Esses dois países representam uma grande parte do crédito à habitação na zona euro, o que leva Lemoine a acreditar que o BCE irá aumentar as taxas de juro somente em 2020, para reduzir o impacto. Outra explicação para a previsão é que a yield média das obrigações detidas pelo BCE é de 0,7%, o que compara com uma taxa média de mais de 3% nos ativos detidos pela Reserva Federal dos EUA. Aumentar as taxas de juro iria, dessa forma, tornar a obrigações menos valiosas. O BCE vai ter de eperar até á maturidade das targeted long-term refinancing operations (TLTRO), os empréstimos ultra-baratos concedidos aos bancos durante a crise para combater a falta de liquidez. Lemoine acrescenta que o BCE deverá deixar de comprar novas obrigações após setembro, conforme o prazo definido, mas continuará a reinvestir em obrigações que chegam à maturidade, até 2020 e, só depois, aumentar as taxas de juro.

Jinping quer e pode

Mathilde Lemoine diz que o percurso recente da economia global tem muito a ver com os países asiáticos, com a China em destaque.

“Muitas vezes esquecemos que a retoma do crescimento global em 2016 veio especialmente da China, porque o governo chinês decidiu alterar a política económica para fomentar o investimento em infraestrutura e esse investimento disparou 17% no ano passado, impulsionando assim os preços das matérias primas e da produção industrial”, refere.

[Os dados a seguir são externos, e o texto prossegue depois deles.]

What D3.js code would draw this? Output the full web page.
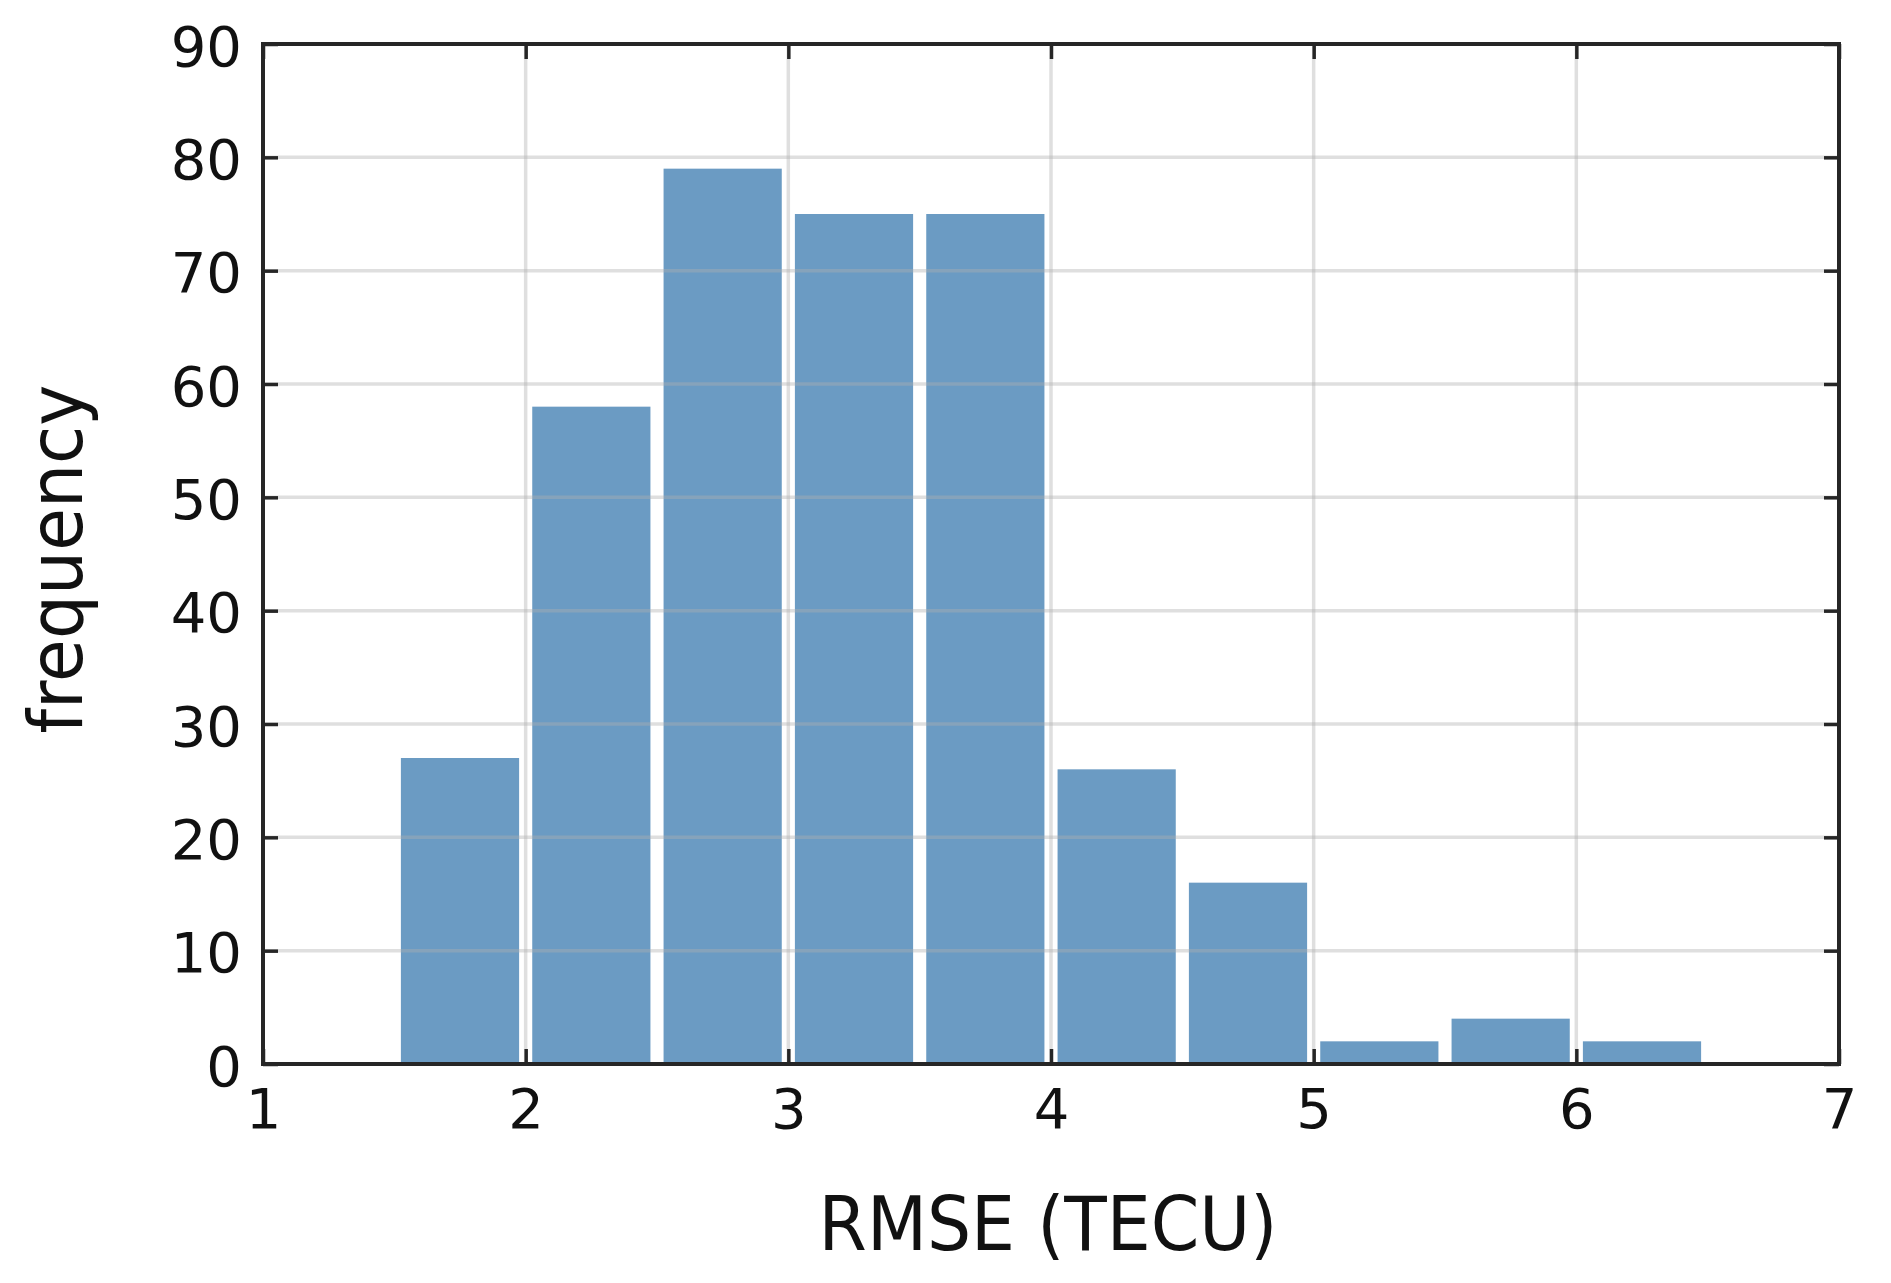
<!DOCTYPE html>
<html>
<head>
<meta charset="utf-8">
<script src="https://cdn.jsdelivr.net/npm/d3@7"></script>
<style>
  body { margin: 0; background: #fff; }
  text { font-family: "DejaVu Sans", sans-serif; fill: #111; }
</style>
</head>
<body>
<div id="chart"></div>
<script>
// histogram bins (RMSE, TECU) and counts
var binEdges = [1.5, 2, 2.5, 3, 3.5, 4, 4.5, 5, 5.5, 6, 6.5];
var counts = [27, 58, 79, 75, 75, 26, 16, 2, 4, 2];
var xTicks = [1, 2, 3, 4, 5, 6, 7];
var yTicks = [0, 10, 20, 30, 40, 50, 60, 70, 80, 90];

var margin = {top: 44, right: 52, bottom: 219, left: 263},
    width = 1891 - margin.left - margin.right,
    height = 1283 - margin.top - margin.bottom;

var x = d3.scaleLinear().domain([1, 7]).range([0, width]);
var y = d3.scaleLinear().domain([0, 90]).range([height, 0]);

var svg = d3.select("#chart").append("svg")
    .attr("width", width + margin.left + margin.right)
    .attr("height", height + margin.top + margin.bottom)
    .style("display", "block")
  .append("g")
    .attr("transform", "translate(" + margin.left + "," + margin.top + ")");

var bins = counts.map(function(c, i) {
  return {x0: binEdges[i], x1: binEdges[i + 1], n: c};
});

var rwidth = 0.9;

svg.selectAll(".bar")
    .data(bins)
  .enter().append("rect")
    .attr("class", "bar")
    .attr("x", function(d) {
      var w = x(d.x1) - x(d.x0);
      return x(d.x0) + w * (1 - rwidth) / 2;
    })
    .attr("width", function(d) { return (x(d.x1) - x(d.x0)) * rwidth; })
    .attr("y", function(d) { return y(d.n); })
    .attr("height", function(d) { return height - y(d.n); })
    .attr("fill", "steelblue")
    .attr("fill-opacity", 0.8);

// grid on top of the bars
var grid = svg.append("g").attr("class", "grid")
    .attr("stroke", "#b0b0b0")
    .attr("stroke-opacity", 0.4)
    .attr("stroke-width", 3.5);

grid.selectAll(".gx")
    .data(xTicks.slice(1, -1))
  .enter().append("line")
    .attr("x1", function(d) { return x(d); })
    .attr("x2", function(d) { return x(d); })
    .attr("y1", 0)
    .attr("y2", height);

grid.selectAll(".gy")
    .data(yTicks.slice(1, -1))
  .enter().append("line")
    .attr("y1", function(d) { return y(d); })
    .attr("y2", function(d) { return y(d); })
    .attr("x1", 0)
    .attr("x2", width);

// axes with inward ticks on all sides
var tickLen = 15;

function styleAxis(g) {
  g.select(".domain").remove();
  g.selectAll(".tick line").attr("stroke", "#262626").attr("stroke-width", 3.5);
  g.selectAll(".tick text").attr("font-size", 56).attr("fill", "#111");
}

svg.append("g")
    .attr("transform", "translate(0," + height + ")")
    .call(d3.axisBottom(x).tickValues(xTicks).tickFormat(d3.format("d"))
      .tickSizeInner(-tickLen).tickPadding(22))
    .call(styleAxis)
    .selectAll(".tick text").attr("dy", "0.75em");

svg.append("g")
    .call(d3.axisLeft(y).tickValues(yTicks).tickFormat(d3.format("d"))
      .tickSizeInner(-tickLen).tickPadding(21))
    .call(styleAxis)
    .selectAll(".tick text").attr("dy", "0.38em");

svg.append("g")
    .call(d3.axisTop(x).tickValues(xTicks).tickSizeInner(-tickLen).tickFormat(""))
    .call(styleAxis);

svg.append("g")
    .attr("transform", "translate(" + width + ",0)")
    .call(d3.axisRight(y).tickValues(yTicks).tickSizeInner(-tickLen).tickFormat(""))
    .call(styleAxis);

// frame
svg.append("rect")
    .attr("width", width)
    .attr("height", height)
    .attr("fill", "none")
    .attr("stroke", "#262626")
    .attr("stroke-width", 4);

// axis titles, a bit narrower than the plain font
function squeeze(t) {
  t.attr("textLength", t.node().getComputedTextLength() * 0.94)
   .attr("lengthAdjust", "spacingAndGlyphs");
}

svg.append("text")
    .attr("x", width / 2 - 3)
    .attr("y", height + 186)
    .attr("text-anchor", "middle")
    .attr("font-size", 74)
    .text("RMSE (TECU)")
    .call(squeeze);

svg.append("text")
    .attr("transform", "rotate(-90)")
    .attr("x", -height / 2 - 5)
    .attr("y", -181)
    .attr("text-anchor", "middle")
    .attr("font-size", 74)
    .text("frequency")
    .call(squeeze);
</script>
</body>
</html>
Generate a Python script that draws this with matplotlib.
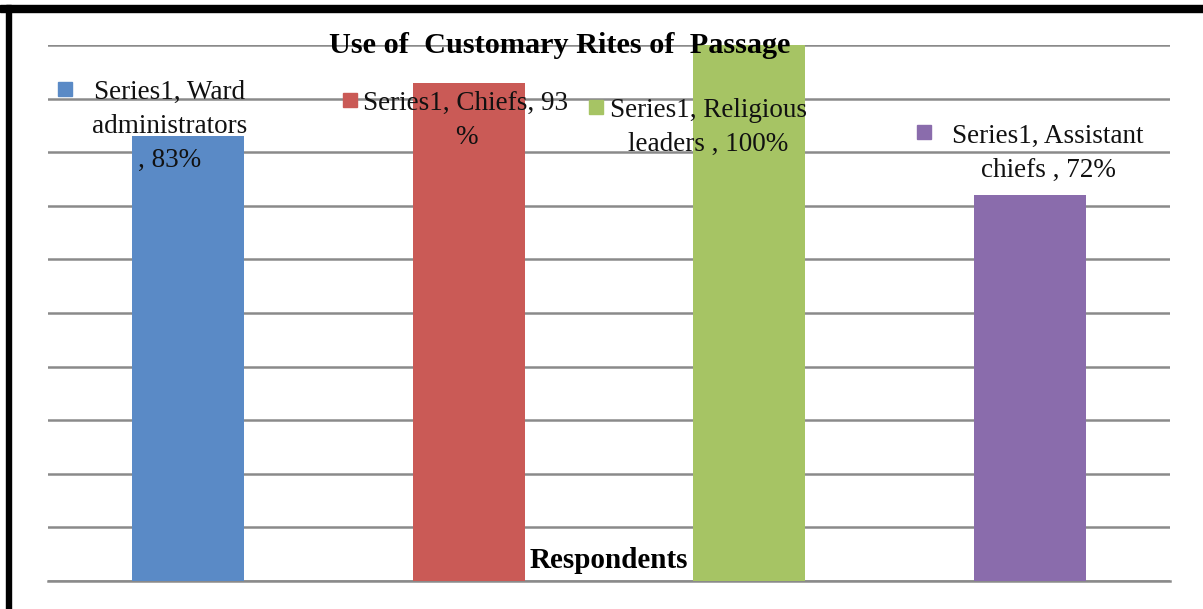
import matplotlib.pyplot as plt
from matplotlib.patches import Rectangle

# data
categories = ["Ward administrators", "Chiefs", "Religious leaders", "Assistant chiefs"]
values = [83, 93, 100, 72]
colors = ["#5A8AC6", "#CA5A56", "#A6C464", "#8A6CAC"]
label_lines = [
    ["Series1, Ward", "administrators", ", 83%"],
    ["Series1, Chiefs, 93", "%"],
    ["Series1, Religious", "leaders , 100%"],
    ["Series1, Assistant", "chiefs , 72%"],
]

# label layout (data coords): text centre x, first baseline y, key square x, y
label_pos = [(-0.065, 89.9, -0.438, 91.7),
             (0.99, 87.9, 0.578, 89.7),
             (1.855, 86.6, 1.452, 88.5),
             (3.065, 81.7, 2.623, 83.7)]

W, H = 1203, 609
fig = plt.figure(figsize=(W / 100, H / 100), dpi=100)
fig.patch.set_facecolor("white")

x0, x1, ytop, ybot = 48, 1170, 45, 581
ax = fig.add_axes([x0 / W, (H - ybot) / H, (x1 - x0) / W, (ybot - ytop) / H])

serif = ["Liberation Serif", "DejaVu Serif"]

pos = range(len(values))
ax.bar(pos, values, width=0.4, color=colors, zorder=3)
ax.set_xlim(-0.5, 3.5)
ax.set_ylim(0, 100)
ax.set_yticks(range(0, 101, 10))
ax.grid(axis="y", color="#8A8A8A", linewidth=1.8, zorder=0)
ax.tick_params(left=False, bottom=False, labelleft=False, labelbottom=False)
for s in ["top", "left", "right"]:
    ax.spines[s].set_visible(False)
ax.spines["bottom"].set_color("#8A8A8A")
ax.spines["bottom"].set_linewidth(1.8)

# data labels with legend keys
line_step = 34 / 5.36
for lines, (tx, ty, sx, sy), c in zip(label_lines, label_pos, colors):
    for i, ln in enumerate(lines):
        ax.text(tx, ty - i * line_step, ln, ha="center", va="baseline",
                fontsize=19.5, family=serif, color="#111111", zorder=5)
    ax.plot([sx], [sy], marker="s", markersize=10, color=c,
            clip_on=False, zorder=5)

fig.text(560 / W, 1 - 53 / H, "Use of  Customary Rites of  Passage",
         ha="center", va="baseline", fontsize=21.8, fontweight="bold",
         family=serif, color="black")
ax.text(1.5, (581 - 568) / 5.36, "Respondents", ha="center", va="baseline",
        fontsize=21, fontweight="bold", family=serif, color="black", zorder=5)

# black frame edges
fig.patches.append(Rectangle((0, 1 - 12 / H), 1, 7 / H, transform=fig.transFigure,
                             color="black", zorder=10))
fig.patches.append(Rectangle((6 / W, 0), 5 / W, 1 - 5 / H, transform=fig.transFigure,
                             color="black", zorder=10))

fig.savefig("out.png", dpi=100)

“E isso é interesssante porque significa que a reflação veio mais da China do que qualquer efeito Trump, ao contrário do que esperavam os investidores”.

Lemoine acrescenta duas estatistícas para caracterizar a retoma: 82% do crescimento global veio de economias emergente e 63% de países emergentes que exportam matérias primas. “Portanto é uma retoma industrial. O problema da aceleração do PIB mundial é que é frágil e não é devido à aceleração do crescimento potencial”, diz.

A previsão da economista é que a China continue a cresce ao ritmo atual, entre 6,5% e 6,7%. “Porquê? Porque é o que Xi Jinping quer, disse no Congresso que o crescimento do PIB é crucial para a liderança chinesa na mundo. Depois disso não podemos esperar uma desaceleração”.

Lemoine prevê que a grande diferença na economia global este ano seja a aceleração do PIB dos EUA, devido à reforma fiscal aprovada no final de 2017. Salienta que a reforma vai mesmo fomentar o investimento, até porque 55% da corte nos impostados cobrados à empresa são na forma de tax credits, ou seja, deduções nos investimento. Após um aumento de 4% no investimento no ano passado, a economista estima um de 6,4% em 2018.

“Não vai aumentar o crescimento potencial, mas creio que no curto prazo os investidores subestimaram o impacto positivo da reforma Trump porque não gostam das políticas e da pessoa”, refere.

A subida do investimento nos EUA é boa notícia para o mundo, porque o país representa 18% das importações globais.

Com as duas maiores economias do mundo em crescimento, poderemos ver uma guerra comercial? Lemoine diz que não justificando que as recentes medidas anti-dumping anunciadas por Trump para as matérias-primas não são novidade, Barack Obama fez o mesmo várias vezes.

Além disso, há o novo papel da Ásia na economia global. Desde 2008, a China contribuiu com 32% do crescimento global e os EUA com apenas 12%. O PIB per capita na Ásia duplicou nesse periodo, em grande parte devido aos acordos de 2010 entre a China e os países da ASEAN: “Há uma nova história na Ásia. O primeiro pilar são os acordos comerciais e o segundo é o banco de desenvolvimento, que tem ajudado o desenvolvimento, mas também o financiamento de infrastrutura”, explica.

“Portanto a Ásia está mais autónoma. Quando for negociar com Trump, na balança de poder, tem agora argumentos mais fortes”, conclui.